§ PROBLEM TO SOLVE
Extract the lines from the start through the line that holds "ax = fig.add_axes([0.1214, 0.1042, 0.8632, 0.8655])", both included, omitting all images.
──────────
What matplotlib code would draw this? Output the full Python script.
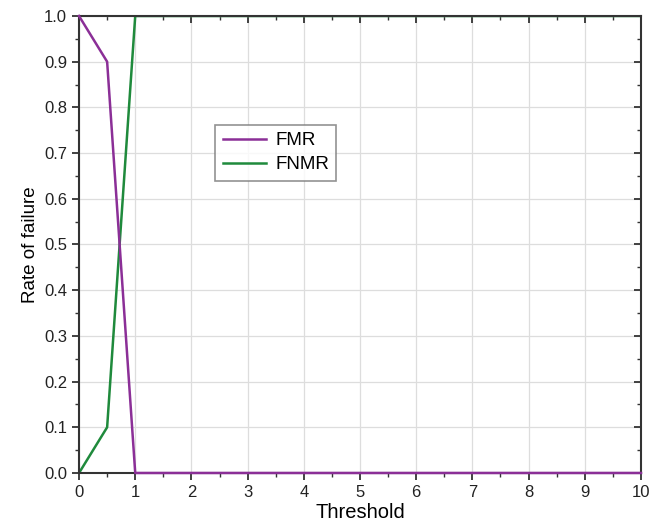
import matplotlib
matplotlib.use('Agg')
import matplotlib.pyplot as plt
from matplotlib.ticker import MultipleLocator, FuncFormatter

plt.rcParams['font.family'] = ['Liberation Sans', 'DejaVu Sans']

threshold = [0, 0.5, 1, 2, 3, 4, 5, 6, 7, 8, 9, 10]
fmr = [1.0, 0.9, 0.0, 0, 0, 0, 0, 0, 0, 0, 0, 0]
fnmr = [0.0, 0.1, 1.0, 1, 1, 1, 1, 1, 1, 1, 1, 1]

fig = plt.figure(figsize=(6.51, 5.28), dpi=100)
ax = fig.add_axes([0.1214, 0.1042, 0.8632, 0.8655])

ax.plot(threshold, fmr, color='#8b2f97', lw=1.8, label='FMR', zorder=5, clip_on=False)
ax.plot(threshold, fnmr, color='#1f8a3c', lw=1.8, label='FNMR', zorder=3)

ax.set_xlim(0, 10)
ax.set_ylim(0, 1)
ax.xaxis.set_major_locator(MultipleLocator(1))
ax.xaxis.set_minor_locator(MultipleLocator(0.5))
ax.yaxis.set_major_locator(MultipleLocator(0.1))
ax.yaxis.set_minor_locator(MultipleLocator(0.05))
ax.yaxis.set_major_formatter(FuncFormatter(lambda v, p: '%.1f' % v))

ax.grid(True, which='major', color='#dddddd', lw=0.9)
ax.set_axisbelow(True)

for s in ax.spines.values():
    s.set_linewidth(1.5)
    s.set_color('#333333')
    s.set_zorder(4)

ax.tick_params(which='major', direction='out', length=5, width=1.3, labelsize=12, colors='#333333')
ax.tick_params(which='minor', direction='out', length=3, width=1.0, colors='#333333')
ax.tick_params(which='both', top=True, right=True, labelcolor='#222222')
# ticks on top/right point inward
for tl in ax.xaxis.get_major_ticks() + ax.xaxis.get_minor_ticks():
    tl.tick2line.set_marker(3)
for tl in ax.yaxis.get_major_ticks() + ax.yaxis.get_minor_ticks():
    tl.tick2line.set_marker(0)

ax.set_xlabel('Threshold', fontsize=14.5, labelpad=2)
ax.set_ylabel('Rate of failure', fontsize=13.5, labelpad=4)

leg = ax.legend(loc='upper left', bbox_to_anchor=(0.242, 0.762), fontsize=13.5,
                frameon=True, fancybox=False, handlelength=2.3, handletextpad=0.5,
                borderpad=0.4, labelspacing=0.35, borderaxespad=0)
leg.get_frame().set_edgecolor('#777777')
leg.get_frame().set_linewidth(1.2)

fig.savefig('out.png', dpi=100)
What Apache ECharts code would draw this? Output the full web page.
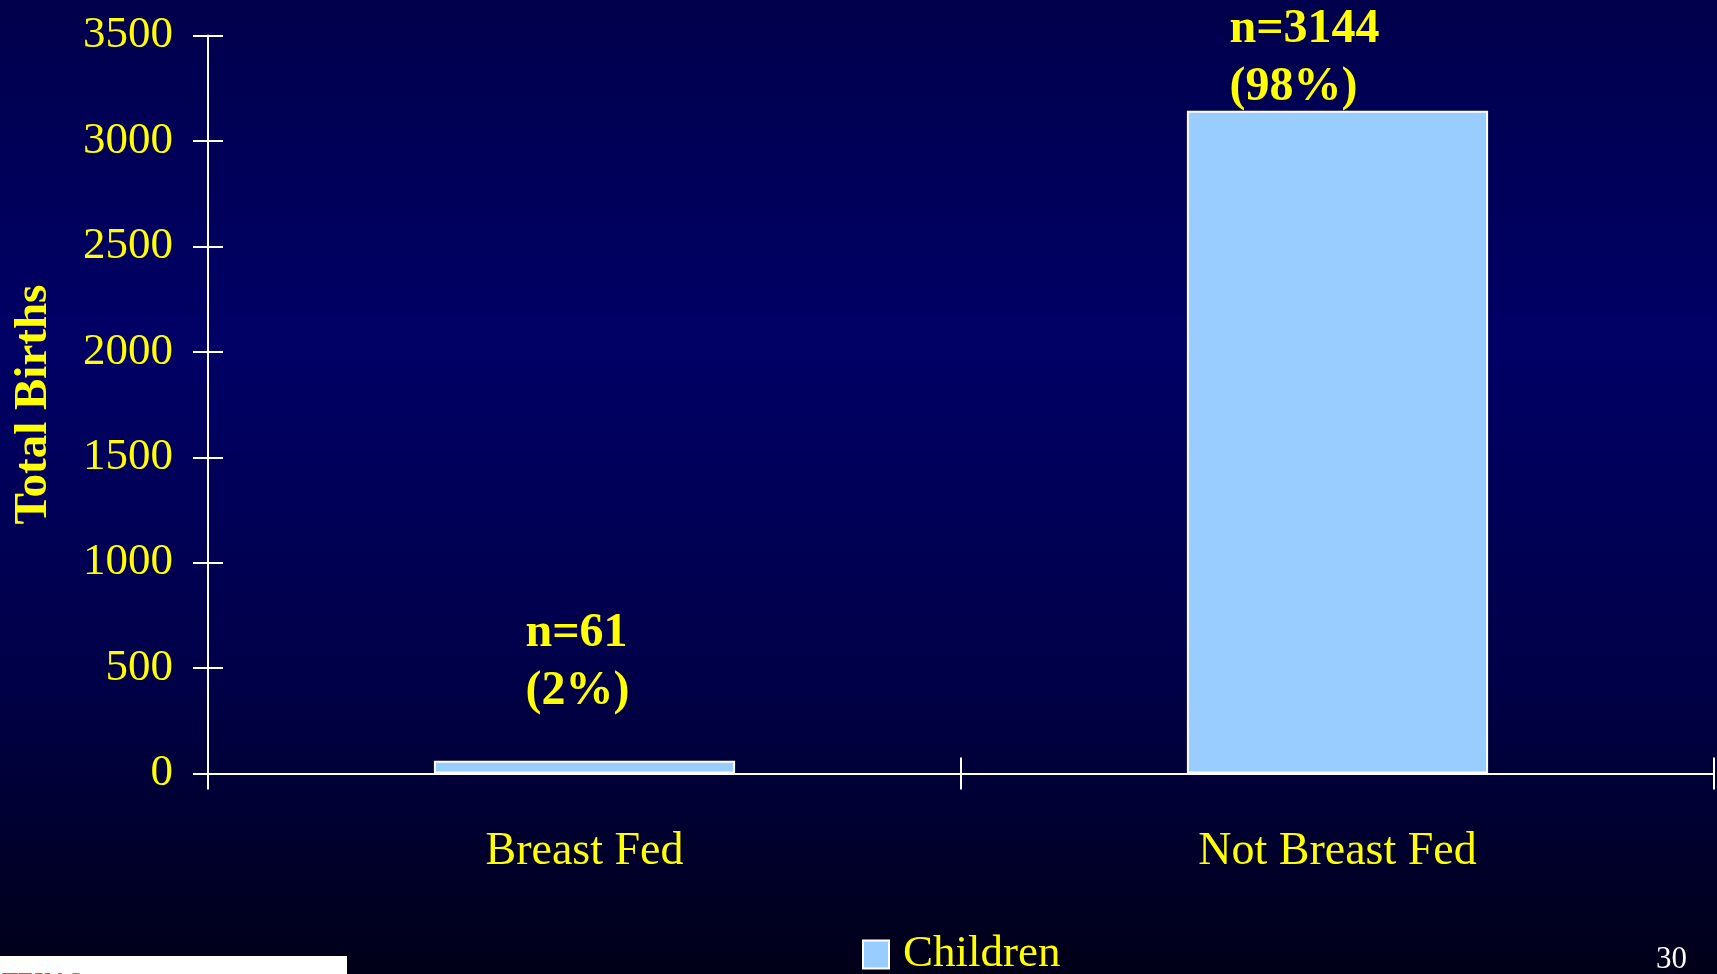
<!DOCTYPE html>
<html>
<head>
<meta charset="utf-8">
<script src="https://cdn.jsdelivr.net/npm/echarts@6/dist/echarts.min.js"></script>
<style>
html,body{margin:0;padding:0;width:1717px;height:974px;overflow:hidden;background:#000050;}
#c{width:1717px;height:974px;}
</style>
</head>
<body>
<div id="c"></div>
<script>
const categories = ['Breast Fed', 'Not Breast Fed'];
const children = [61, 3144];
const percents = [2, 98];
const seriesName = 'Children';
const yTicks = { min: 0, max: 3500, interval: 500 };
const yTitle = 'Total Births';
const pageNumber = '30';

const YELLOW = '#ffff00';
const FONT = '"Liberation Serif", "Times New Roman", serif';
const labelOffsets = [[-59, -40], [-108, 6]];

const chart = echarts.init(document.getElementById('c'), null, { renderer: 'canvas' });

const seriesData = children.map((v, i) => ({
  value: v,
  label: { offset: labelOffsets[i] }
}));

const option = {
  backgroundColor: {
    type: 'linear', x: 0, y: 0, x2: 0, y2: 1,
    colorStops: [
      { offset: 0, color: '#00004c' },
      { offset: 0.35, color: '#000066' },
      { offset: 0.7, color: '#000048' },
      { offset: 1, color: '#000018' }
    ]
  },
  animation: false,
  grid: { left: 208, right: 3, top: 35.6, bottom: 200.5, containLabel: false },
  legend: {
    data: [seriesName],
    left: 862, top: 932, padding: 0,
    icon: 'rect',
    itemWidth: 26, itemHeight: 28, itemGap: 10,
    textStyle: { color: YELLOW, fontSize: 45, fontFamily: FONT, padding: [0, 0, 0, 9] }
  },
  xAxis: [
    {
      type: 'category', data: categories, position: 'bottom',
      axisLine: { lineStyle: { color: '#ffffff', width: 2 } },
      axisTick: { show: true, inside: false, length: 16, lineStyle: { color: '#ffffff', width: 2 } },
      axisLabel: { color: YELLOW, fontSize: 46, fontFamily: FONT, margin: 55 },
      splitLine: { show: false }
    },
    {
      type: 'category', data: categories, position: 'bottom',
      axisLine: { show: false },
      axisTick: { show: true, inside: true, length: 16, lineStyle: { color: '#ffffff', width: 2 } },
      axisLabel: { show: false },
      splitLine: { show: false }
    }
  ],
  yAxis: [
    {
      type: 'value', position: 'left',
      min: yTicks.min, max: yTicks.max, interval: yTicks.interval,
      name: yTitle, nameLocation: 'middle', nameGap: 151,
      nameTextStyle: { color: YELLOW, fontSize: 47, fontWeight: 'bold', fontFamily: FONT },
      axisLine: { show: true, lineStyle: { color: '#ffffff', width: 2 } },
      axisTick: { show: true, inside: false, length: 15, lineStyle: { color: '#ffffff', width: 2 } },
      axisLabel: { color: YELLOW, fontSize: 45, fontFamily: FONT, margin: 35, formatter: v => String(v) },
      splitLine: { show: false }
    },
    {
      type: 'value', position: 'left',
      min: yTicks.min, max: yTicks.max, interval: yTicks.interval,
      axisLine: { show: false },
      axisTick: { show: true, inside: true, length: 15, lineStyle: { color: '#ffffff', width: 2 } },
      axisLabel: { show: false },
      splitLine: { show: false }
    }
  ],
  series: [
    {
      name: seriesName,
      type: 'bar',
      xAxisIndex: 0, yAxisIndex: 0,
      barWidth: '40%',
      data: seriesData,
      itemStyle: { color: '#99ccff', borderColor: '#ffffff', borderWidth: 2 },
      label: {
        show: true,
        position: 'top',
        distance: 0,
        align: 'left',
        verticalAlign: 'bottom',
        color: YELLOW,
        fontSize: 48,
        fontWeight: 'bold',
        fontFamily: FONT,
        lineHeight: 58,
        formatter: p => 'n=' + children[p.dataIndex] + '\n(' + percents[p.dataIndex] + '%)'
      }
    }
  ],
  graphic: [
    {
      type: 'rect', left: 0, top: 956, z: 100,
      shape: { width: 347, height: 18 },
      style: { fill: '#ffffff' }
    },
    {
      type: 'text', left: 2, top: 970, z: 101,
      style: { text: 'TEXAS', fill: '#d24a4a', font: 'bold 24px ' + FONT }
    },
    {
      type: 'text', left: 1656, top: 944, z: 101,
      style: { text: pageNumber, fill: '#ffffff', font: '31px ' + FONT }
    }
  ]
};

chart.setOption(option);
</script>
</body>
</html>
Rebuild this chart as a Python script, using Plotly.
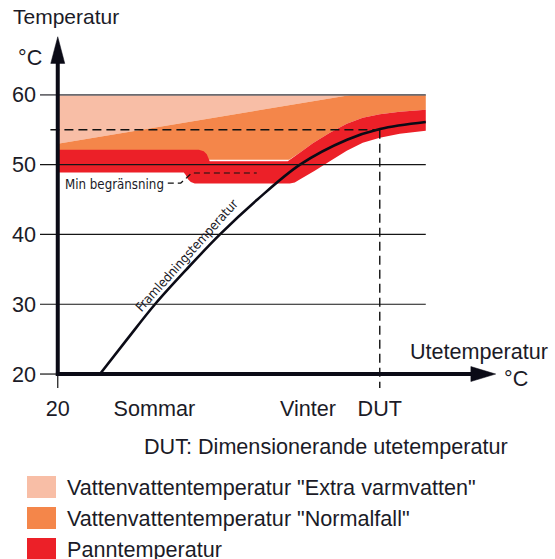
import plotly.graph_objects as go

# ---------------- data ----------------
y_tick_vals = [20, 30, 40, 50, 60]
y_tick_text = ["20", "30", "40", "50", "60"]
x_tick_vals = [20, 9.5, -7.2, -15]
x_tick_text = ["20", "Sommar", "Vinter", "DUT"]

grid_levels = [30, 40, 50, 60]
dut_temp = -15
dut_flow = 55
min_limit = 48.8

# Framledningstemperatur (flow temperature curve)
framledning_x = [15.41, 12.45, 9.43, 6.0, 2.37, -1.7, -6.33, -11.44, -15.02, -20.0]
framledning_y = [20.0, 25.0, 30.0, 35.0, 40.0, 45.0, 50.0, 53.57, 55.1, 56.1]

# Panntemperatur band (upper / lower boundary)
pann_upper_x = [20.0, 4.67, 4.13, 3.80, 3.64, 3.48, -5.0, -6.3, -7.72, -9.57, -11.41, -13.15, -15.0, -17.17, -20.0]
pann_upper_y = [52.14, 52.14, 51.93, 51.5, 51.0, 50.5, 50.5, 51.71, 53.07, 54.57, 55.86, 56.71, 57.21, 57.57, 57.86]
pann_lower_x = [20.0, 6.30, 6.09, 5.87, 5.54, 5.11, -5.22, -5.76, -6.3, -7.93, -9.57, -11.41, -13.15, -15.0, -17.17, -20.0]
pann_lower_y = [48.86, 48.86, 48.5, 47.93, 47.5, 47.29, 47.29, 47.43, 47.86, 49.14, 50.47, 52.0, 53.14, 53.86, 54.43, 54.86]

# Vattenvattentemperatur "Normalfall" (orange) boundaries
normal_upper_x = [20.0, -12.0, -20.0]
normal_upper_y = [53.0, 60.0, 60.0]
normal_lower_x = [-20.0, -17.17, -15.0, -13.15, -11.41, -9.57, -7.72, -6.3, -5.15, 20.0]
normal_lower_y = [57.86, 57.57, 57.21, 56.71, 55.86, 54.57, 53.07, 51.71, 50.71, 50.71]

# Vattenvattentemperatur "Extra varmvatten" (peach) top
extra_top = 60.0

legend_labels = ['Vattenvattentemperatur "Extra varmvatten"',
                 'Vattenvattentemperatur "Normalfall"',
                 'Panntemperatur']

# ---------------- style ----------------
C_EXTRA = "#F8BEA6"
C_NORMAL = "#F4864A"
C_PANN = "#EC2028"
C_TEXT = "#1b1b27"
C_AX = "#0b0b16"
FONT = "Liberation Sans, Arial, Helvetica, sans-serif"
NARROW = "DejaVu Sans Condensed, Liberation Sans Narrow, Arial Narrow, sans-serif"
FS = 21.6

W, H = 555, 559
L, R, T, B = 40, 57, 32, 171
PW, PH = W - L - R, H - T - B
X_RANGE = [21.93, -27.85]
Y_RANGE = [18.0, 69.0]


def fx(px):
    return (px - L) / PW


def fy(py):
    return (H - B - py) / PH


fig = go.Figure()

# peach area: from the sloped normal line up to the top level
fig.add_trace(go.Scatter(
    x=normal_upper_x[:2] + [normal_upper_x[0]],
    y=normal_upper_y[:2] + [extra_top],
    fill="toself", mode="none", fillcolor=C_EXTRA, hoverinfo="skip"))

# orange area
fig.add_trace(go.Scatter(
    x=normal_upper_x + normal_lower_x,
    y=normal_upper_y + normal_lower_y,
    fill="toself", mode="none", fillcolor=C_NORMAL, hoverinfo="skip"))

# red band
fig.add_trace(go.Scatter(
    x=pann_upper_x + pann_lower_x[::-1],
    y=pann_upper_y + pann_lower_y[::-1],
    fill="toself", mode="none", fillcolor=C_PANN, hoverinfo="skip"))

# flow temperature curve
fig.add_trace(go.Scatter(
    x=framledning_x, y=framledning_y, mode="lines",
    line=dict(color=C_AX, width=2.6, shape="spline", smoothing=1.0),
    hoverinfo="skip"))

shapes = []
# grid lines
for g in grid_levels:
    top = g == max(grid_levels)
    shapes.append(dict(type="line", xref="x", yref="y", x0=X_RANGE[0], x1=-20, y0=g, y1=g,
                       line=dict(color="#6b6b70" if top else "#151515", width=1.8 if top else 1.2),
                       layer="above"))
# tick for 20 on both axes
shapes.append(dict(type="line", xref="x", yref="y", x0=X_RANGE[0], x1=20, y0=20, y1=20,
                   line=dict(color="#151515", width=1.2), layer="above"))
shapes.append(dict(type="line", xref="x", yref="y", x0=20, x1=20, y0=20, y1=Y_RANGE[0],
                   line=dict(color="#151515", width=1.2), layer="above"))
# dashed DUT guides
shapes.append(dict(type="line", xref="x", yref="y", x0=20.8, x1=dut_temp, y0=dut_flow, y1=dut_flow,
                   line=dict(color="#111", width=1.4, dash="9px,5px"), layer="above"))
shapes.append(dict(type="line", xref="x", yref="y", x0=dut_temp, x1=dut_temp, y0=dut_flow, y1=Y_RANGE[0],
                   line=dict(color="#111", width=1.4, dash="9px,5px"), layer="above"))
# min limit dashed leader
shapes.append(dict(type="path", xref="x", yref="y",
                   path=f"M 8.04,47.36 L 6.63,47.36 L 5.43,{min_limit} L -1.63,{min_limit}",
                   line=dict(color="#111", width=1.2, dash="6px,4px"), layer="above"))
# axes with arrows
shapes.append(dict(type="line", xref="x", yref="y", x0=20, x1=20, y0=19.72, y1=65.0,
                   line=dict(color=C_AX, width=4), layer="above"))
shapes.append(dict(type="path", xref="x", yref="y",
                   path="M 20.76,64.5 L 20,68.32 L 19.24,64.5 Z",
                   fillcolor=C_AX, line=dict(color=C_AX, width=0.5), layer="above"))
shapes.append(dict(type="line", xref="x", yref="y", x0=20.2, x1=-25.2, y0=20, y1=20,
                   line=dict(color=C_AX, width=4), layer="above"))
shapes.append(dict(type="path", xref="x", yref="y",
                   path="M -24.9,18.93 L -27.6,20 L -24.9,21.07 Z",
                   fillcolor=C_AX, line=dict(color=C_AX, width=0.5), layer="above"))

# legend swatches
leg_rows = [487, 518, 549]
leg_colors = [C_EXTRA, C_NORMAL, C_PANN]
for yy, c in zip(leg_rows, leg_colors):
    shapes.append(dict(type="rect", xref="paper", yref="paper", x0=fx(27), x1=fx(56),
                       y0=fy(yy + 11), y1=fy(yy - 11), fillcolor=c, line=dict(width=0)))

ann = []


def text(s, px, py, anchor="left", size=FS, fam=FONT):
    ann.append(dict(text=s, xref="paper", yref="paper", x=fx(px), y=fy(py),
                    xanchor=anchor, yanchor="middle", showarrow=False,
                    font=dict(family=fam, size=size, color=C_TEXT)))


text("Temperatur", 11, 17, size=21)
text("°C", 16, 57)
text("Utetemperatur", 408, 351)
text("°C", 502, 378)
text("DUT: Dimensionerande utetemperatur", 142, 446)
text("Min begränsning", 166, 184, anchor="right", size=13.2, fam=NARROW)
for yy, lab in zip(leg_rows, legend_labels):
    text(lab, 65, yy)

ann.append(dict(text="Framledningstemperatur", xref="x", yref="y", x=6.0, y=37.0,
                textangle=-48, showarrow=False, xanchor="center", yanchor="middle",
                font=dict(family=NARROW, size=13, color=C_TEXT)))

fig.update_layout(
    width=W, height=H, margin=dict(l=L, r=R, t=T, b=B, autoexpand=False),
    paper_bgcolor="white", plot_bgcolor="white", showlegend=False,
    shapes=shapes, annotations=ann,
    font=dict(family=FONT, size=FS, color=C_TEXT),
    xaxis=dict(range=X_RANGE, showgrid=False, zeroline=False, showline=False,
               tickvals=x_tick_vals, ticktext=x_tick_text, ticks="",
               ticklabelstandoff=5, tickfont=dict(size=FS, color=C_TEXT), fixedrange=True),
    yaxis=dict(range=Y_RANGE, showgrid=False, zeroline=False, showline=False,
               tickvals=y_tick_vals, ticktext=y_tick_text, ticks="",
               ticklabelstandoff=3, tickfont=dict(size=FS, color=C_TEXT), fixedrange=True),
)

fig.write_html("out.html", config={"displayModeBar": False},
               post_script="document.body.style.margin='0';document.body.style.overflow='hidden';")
──────────
§ TASK RESULT
What matplotlib code would draw this? Output the full Python script.
import matplotlib
matplotlib.use('Agg')
import matplotlib.pyplot as plt
from matplotlib.ticker import MultipleLocator, FuncFormatter

plt.rcParams['font.family'] = ['Liberation Sans', 'DejaVu Sans']

threshold = [0, 0.5, 1, 2, 3, 4, 5, 6, 7, 8, 9, 10]
fmr = [1.0, 0.9, 0.0, 0, 0, 0, 0, 0, 0, 0, 0, 0]
fnmr = [0.0, 0.1, 1.0, 1, 1, 1, 1, 1, 1, 1, 1, 1]

fig = plt.figure(figsize=(6.51, 5.28), dpi=100)
ax = fig.add_axes([0.1214, 0.1042, 0.8632, 0.8655])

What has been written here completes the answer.